The fine relates to the company's failure to have a proper contingency system in place in the event of a serious IT disruption to its services.
The Central Bank says deficiencies were repeatedly identified from 2008, but it took 11 years for the bank to fully address them.
Bank of Ireland was initially fined €35 million, but that was reduced by 30% under a settlement discount scheme.
The Central Bank says BoI admitted to five contraventions, which occurred between 2008 and 2019.
Seána Cunningham, the regulator's director of enforcement, said modern banks are "wholly dependent" on reliable and resilient IT systems.
She said: “Without an effective IT service continuity framework, significant IT disruptions, particularly if they were to happen in a bank, could have a very serious impact on millions of customers who rely on ready access to their funds and services to keep their everyday lives and businesses moving.
“From 2008 until 2019, BOI was in breach of key regulatory provisions regarding IT service continuity, arising from deficiencies that were repeatedly identified between 2008 and 2015 in third party reports.
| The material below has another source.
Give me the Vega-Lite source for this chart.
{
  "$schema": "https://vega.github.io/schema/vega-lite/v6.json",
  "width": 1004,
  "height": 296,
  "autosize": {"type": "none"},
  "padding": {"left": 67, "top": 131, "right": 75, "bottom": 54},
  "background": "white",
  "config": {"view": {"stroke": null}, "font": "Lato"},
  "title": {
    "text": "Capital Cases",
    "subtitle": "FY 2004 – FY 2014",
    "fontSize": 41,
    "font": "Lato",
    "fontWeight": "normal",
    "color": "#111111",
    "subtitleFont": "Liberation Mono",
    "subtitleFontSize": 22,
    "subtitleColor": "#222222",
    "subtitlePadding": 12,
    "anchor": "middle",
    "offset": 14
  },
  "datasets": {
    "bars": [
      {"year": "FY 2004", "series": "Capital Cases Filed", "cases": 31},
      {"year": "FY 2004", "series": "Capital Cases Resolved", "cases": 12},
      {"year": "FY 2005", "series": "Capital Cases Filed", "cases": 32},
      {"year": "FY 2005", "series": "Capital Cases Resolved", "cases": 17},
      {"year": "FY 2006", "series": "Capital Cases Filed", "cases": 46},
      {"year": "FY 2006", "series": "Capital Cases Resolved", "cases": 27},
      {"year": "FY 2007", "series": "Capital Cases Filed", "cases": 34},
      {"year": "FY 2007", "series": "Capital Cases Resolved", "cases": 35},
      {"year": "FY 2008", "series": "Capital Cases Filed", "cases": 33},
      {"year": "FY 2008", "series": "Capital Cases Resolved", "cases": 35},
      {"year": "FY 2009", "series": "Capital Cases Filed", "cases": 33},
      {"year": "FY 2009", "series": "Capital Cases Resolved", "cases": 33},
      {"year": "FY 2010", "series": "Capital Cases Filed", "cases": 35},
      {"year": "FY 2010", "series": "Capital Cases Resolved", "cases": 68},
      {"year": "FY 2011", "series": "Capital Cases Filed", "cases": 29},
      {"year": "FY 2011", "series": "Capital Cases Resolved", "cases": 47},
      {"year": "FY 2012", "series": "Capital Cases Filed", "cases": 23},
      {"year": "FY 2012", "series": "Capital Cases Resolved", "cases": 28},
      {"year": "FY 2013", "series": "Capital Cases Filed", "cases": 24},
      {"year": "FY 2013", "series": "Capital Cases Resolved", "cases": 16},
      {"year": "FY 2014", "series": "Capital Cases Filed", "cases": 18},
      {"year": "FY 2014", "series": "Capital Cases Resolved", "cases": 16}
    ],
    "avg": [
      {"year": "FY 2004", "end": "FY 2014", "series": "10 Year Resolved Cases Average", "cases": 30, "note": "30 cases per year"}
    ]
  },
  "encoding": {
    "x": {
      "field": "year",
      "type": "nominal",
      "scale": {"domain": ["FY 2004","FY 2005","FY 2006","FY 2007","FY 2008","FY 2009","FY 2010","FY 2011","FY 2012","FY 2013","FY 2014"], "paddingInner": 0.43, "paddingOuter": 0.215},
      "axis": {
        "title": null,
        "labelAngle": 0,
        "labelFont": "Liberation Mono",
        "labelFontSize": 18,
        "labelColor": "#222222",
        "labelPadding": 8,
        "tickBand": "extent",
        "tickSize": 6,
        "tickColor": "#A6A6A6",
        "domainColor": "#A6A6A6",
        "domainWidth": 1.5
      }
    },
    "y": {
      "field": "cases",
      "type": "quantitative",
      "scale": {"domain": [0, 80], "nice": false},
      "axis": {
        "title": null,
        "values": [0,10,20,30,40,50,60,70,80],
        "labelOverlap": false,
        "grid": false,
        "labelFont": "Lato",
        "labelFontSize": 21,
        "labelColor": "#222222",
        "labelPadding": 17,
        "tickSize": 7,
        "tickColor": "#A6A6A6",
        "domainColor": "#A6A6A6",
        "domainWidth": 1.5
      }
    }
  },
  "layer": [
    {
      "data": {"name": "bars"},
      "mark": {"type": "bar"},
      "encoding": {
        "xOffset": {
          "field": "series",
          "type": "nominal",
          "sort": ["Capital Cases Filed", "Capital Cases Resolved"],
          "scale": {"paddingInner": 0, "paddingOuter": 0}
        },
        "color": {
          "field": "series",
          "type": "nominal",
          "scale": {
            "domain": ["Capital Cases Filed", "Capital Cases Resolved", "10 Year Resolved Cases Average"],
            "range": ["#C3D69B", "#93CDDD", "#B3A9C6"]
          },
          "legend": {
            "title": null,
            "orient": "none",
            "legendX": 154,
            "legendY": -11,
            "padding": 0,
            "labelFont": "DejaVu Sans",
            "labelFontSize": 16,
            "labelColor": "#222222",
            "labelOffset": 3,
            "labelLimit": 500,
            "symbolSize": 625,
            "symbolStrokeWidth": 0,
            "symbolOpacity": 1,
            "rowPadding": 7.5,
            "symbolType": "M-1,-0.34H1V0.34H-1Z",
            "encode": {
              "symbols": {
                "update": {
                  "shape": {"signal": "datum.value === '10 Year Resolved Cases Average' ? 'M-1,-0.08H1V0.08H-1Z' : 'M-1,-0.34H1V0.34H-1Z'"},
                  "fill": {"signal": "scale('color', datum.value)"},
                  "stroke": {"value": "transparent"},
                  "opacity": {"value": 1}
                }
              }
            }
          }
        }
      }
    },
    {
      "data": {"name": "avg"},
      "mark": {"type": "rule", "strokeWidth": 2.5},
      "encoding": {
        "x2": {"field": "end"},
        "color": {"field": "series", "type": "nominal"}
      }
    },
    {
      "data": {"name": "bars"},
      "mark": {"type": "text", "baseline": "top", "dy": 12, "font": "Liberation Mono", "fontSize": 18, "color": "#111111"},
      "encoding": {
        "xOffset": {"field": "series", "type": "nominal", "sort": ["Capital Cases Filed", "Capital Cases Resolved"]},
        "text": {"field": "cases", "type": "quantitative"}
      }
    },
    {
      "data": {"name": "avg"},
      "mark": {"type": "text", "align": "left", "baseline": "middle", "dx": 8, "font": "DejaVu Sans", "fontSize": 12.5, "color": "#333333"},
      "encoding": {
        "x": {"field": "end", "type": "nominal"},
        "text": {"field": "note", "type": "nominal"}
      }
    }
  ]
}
However, steps to address these deficiencies only commenced in 2015.
“The extent and duration of these breaches were particularly serious given the ‘always on’ nature of the services BOI provides and how pivotal IT is to the entirety of its business operations."
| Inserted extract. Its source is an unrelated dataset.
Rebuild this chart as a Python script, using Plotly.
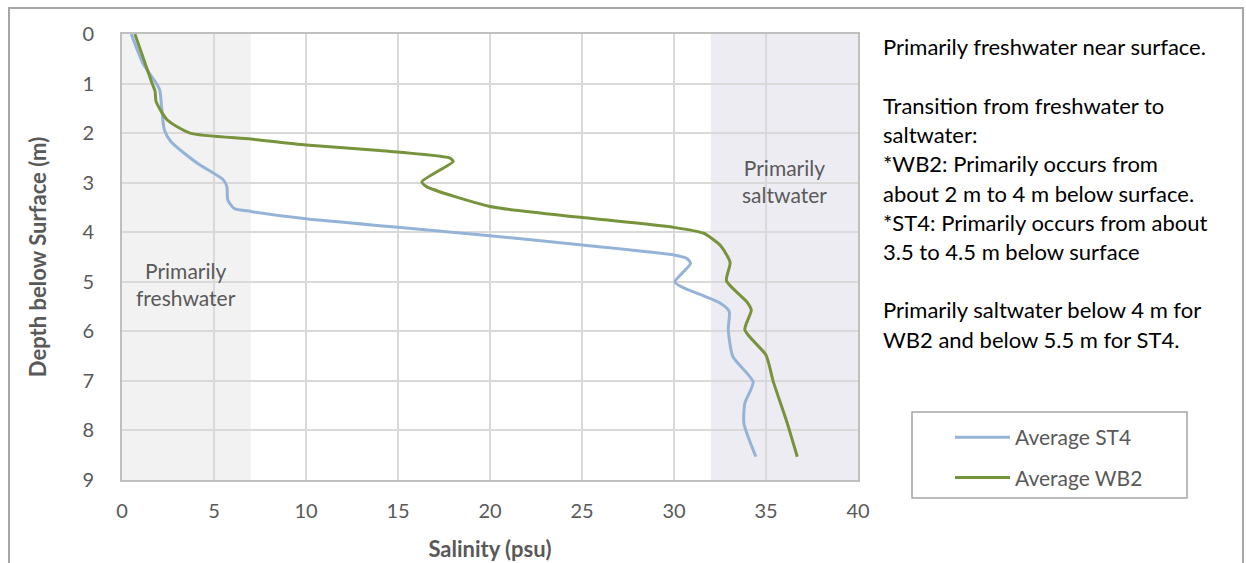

She said the impact of the breaches meant that BOI "may not have been able to ensure continuity of critical services" had a severe disruption happened.
In a statement, Bank of Ireland said they've "co-operated fully, proactively and voluntarily" during the investigation.
They said: "Bank of Ireland fully acknowledges, and sincerely apologises for, each of these breaches which should not have arisen.
"To comprehensively address these breaches the Bank has invested heavily in IT service continuity, completing an extensive Groupwide programme of work between 2015 and 2019.
"This has included technology investment such as infrastructure and network upgrades, and enhanced testing, planning and internal procedures."